Sanjay Shakkottai, UT Austin
Title: On the Throughput vs Accuracy Trade-Off for Streaming Unsupervised Classification
We study an online and streaming unsupervised classification system. Our setting consists of a collection of classifiers (with unknown confusion matrices) each of which can classify one sample per unit time, and which are accessed by a stream of unlabeled samples. Each sample is dispatched to one or more classifiers, and depending on the labels collected from these classifiers, may be sent to other classifiers to collect additional labels. The labels are continually aggregated. Once the aggregated label has high enough accuracy (a pre-specified threshold for accuracy) or the sample is sent to all the classifiers, the now labeled sample is ejected from the system. For any given pre-specified threshold for accuracy, the objective is to sustain the maximum possible rate of arrival of new samples, such that the number of samples in memory does not grow unbounded.

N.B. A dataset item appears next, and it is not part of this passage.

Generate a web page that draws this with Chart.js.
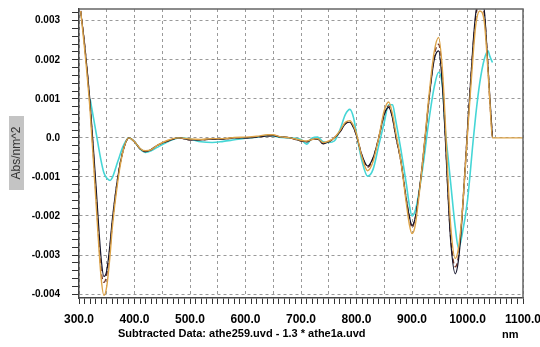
<!DOCTYPE html>
<html>
<head>
<meta charset="utf-8">
<script src="https://cdn.jsdelivr.net/npm/chart.js@4"></script>
<style>
  html, body { margin: 0; padding: 0; background: #fff; }
  #wrap { position: relative; width: 540px; height: 347px; }
</style>
</head>
<body>
<div id="wrap"><canvas id="chart" width="540" height="347"></canvas></div>
<script>
// wavelength (nm)
const wavelengths = [303, 310, 320, 330, 340, 345, 350, 356, 360, 370, 380, 390, 400, 410, 420, 430, 440, 460, 480, 500,
  520, 540, 560, 580, 600, 620, 640, 650, 660, 680, 700, 710, 720, 730, 740, 750, 760, 770, 780, 788,
  795, 800, 810, 820, 830, 840, 850, 858, 865, 870, 880, 890, 895, 900, 905, 910, 920, 930, 940, 948,
  955, 960, 965, 970, 978, 984, 990, 1000, 1010, 1015, 1022, 1030, 1037, 1040, 1045, 1050, 1100];

const seriesBlack = [0.00325, 0.0024, 0.0009, -0.0011, -0.0031, -0.00355, -0.0034, -0.0027, -0.0021, -0.001, -0.0003, 0.0, -0.0001, -0.00028, -0.00035, -0.0003, -0.0002, -0.00008, 0.0, -0.00005,
  -0.00005, -0.00003, -0.00003, 0.0, 0.0, 0.00002, 0.00005, 0.00006, 0.00003, 0.0, -0.00008, -0.0001, -0.00004, -0.00003, -0.00015, -0.0001, 0.0, 0.00015, 0.00036, 0.0004,
  0.00025, 0.00005, -0.00045, -0.00072, -0.0005, 0.0, 0.0006, 0.00078, 0.0005, 0.0001, -0.0006, -0.0016, -0.002, -0.00224, -0.0021, -0.0017, -0.0005, 0.0009, 0.002, 0.00223,
  0.0013, 0.0, -0.0015, -0.0027, -0.00348, -0.0031, -0.0021, 0.0002, 0.0024, 0.0032, 0.0036, 0.0033, 0.0018, 0.0011, 0.0, null, null];

const seriesBrown = [0.00325, 0.0024, 0.0008, -0.0013, -0.0034, -0.0037, -0.0035, -0.0028, -0.0022, -0.001, -0.0003, 0.0, -0.0001, -0.00028, -0.00035, -0.0003, -0.0002, -0.00008, 0.0, -0.00005,
  -0.00005, -0.00003, -0.00003, 0.0, 0.0, 0.00002, 0.00005, 0.00006, 0.00003, 0.0, -0.00008, -0.0001, -0.00004, -0.00003, -0.00015, -0.0001, 0.0, 0.00015, 0.00037, 0.00041,
  0.00026, 0.00006, -0.00046, -0.00075, -0.00052, 0.0, 0.0006, 0.00082, 0.00052, 0.0001, -0.0006, -0.0016, -0.002, -0.0023, -0.0021, -0.0017, -0.0005, 0.0009, 0.0021, 0.0024,
  0.0015, 0.0001, -0.0014, -0.0026, -0.0033, -0.003, -0.002, 0.0002, 0.0023, 0.0031, 0.0035, 0.0032, 0.0018, 0.001, 0.0, null, null];

const seriesOrange = [0.00325, 0.0023, 0.0007, -0.0015, -0.0036, -0.00403, -0.0038, -0.003, -0.0023, -0.0011, -0.0003, 0.0, -0.0001, -0.00027, -0.00033, -0.0003, -0.0002, -0.00006, 0.0, -0.00003,
  -0.00004, -0.00002, -0.00002, 0.00001, 0.00002, 0.00004, 0.00008, 0.00008, 0.00004, 0.0, -0.00006, -0.00008, -0.00004, -0.00002, -0.00012, -0.00008, 0.0, 0.00018, 0.0004, 0.00044,
  0.0003, 0.0001, -0.0005, -0.00084, -0.0006, 0.0, 0.0007, 0.00092, 0.0006, 0.0002, -0.0006, -0.0017, -0.0022, -0.00245, -0.0023, -0.0018, -0.0005, 0.001, 0.0022, 0.00257,
  0.0017, 0.0004, -0.0011, -0.0023, -0.00309, -0.0028, -0.002, 0.0001, 0.0021, 0.0029, 0.00325, 0.003, 0.0017, 0.001, 0.0, 0.0, 0.0];

const seriesCyan = [null, null, 0.001, 0.0002, -0.0006, -0.0009, -0.00103, -0.00109, -0.00102, -0.0006, -0.0002, 0.0, -0.0001, -0.00028, -0.00037, -0.00033, -0.00025, -0.0001, 0.0, -0.00003,
  -0.0001, -0.00012, -0.00009, -0.00005, -0.00001, 0.00002, 0.00006, 0.00005, 0.00002, 0.0, -0.00004, -0.00016, 0.0, 0.00002, -0.0001, -0.00012, -0.00008, 0.0002, 0.0006, 0.00073,
  0.0005, 0.0001, -0.0006, -0.00098, -0.0008, -0.0002, 0.0004, 0.00085, 0.00085, 0.0005, -0.0003, -0.0012, -0.0017, -0.002, -0.0019, -0.0016, -0.0007, 0.0004, 0.0013, 0.00168,
  0.0013, 0.0002, -0.0005, -0.0012, -0.0023, -0.00283, -0.0025, -0.0016, -0.0001, 0.0006, 0.0014, 0.002, 0.00223, 0.0021, 0.00193, null, null];

const xTickLabels = ['300.0', '400.0', '500.0', '600.0', '700.0', '800.0', '900.0', '1000.0', '1100.0'];
const yTickLabels = ['-0.004', '-0.003', '-0.002', '-0.001', '0.0', '0.001', '0.002', '0.003'];

const xMin = 300, xMax = 1100;
const yMin = -0.0041, yMax = 0.0033;

function toPoints(values) {
  return wavelengths.map((w, i) => ({ x: w, y: values[i] }));
}

function isMultiple(v, step) {
  const r = v / step;
  return Math.abs(r - Math.round(r)) < 1e-6;
}

// keep the plot box where the reference has it
function noEdgePadding(scale) {
  scale.paddingLeft = 0;
  scale.paddingRight = 0;
  scale.paddingTop = 0;
  scale.paddingBottom = 0;
}

const frame = {
  id: 'frame',
  afterDatasetsDraw(chart) {
    const { ctx, chartArea: a } = chart;
    ctx.save();
    ctx.strokeStyle = '#666';
    ctx.lineWidth = 1.5;
    ctx.beginPath();
    ctx.moveTo(a.left, a.top);
    ctx.lineTo(a.right, a.top);
    ctx.lineTo(a.right, a.bottom);
    ctx.stroke();
    ctx.restore();
  }
};

const titles = {
  id: 'titles',
  afterDraw(chart) {
    const ctx = chart.ctx;
    ctx.save();
    // y title with its grey box
    ctx.fillStyle = '#c4c4c4';
    ctx.fillRect(9, 116, 15, 74);
    ctx.translate(17, 153);
    ctx.rotate(-Math.PI / 2);
    ctx.fillStyle = '#333';
    ctx.font = '12px "Liberation Sans", Arial, sans-serif';
    ctx.textAlign = 'center';
    ctx.textBaseline = 'middle';
    ctx.fillText('Abs/nm^2', 0, 0);
    ctx.restore();

    ctx.save();
    ctx.fillStyle = '#000';
    ctx.font = 'bold 11px "Liberation Sans", Arial, sans-serif';
    ctx.textBaseline = 'alphabetic';
    ctx.fillText('Subtracted Data: athe259.uvd - 1.3 * athe1a.uvd', 118, 337);
    ctx.fillText('nm', 502, 338);
    ctx.restore();
  }
};

new Chart(document.getElementById('chart'), {
  type: 'line',
  data: {
    datasets: [
      { data: toPoints(seriesOrange), borderColor: '#dca348', borderWidth: 1.4 },
      { data: toPoints(seriesBlack), borderColor: '#12122a', borderWidth: 1.2 },
      { data: toPoints(seriesBrown), borderColor: '#7a3a2c', borderWidth: 1.4, borderDash: [5, 3] },
      { data: toPoints(seriesCyan), borderColor: '#45d6d6', borderWidth: 1.6 }
    ]
  },
  options: {
    responsive: false,
    devicePixelRatio: 1,
    animation: false,
    layout: { padding: { left: 0, top: 9, right: 17, bottom: 0 } },
    elements: {
      point: { radius: 0 },
      line: { cubicInterpolationMode: 'monotone', fill: false }
    },
    plugins: {
      legend: { display: false },
      tooltip: { enabled: false }
    },
    scales: {
      x: {
        type: 'linear',
        min: xMin,
        max: xMax,
        afterBuildTicks: scale => {
          const ticks = [];
          for (let v = xMin; v <= xMax; v += 10) ticks.push({ value: v });
          scale.ticks = ticks;
        },
        afterFit: scale => { scale.height = 49; noEdgePadding(scale); },
        grid: {
          color: c => (c.tick && c.tick.value % 50 === 0) ? '#9a9a9a' : 'transparent',
          lineWidth: 1,
          tickColor: '#333',
          tickLength: 6,
          drawTicks: true
        },
        border: { color: '#444', width: 1.5, dash: [3, 3] },
        ticks: {
          autoSkip: false,
          maxRotation: 0,
          padding: 8,
          color: '#000',
          font: { family: '"Liberation Sans", Arial, sans-serif', size: 12, weight: 'bold' },
          callback: v => v % 100 === 0 ? xTickLabels[(v - xMin) / 100] : ''
        }
      },
      y: {
        type: 'linear',
        min: yMin,
        max: yMax,
        afterBuildTicks: scale => {
          const ticks = [];
          for (let k = -20; k <= 16; k++) ticks.push({ value: k * 0.0002 });
          scale.ticks = ticks;
        },
        afterFit: scale => { scale.width = 79; noEdgePadding(scale); },
        grid: {
          color: c => (c.tick && isMultiple(c.tick.value, 0.001)) ? '#9a9a9a' : 'transparent',
          lineWidth: 1,
          tickColor: '#333',
          tickLength: 7,
          drawTicks: true
        },
        border: { color: '#444', width: 1.5, dash: [3, 3] },
        ticks: {
          autoSkip: false,
          padding: 12,
          color: '#000',
          font: { family: '"Liberation Sans", Arial, sans-serif', size: 10, weight: 'bold' },
          callback: v => isMultiple(v, 0.001) ? yTickLabels[Math.round(v * 1000) + 4] : ''
        }
      }
    }
  },
  plugins: [frame, titles]
});
</script>
</body>
</html>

In this talk, we characterize the Pareto-optimal region of accuracy and arrival rate, and discuss an algorithm that can operate at any point within this region. Our algorithm uses queueing-based routing and scheduling approaches combined with online tensor decomposition method to learn the hidden parameters, and provides Pareto-optimality guarantees. We finally verify our theoretical results through simulations on two ensembles formed using AlexNet, VGG, and ResNet deep image classifiers. Based on joint work with Soumya Basu, Steven Gutstein and Brent Lance.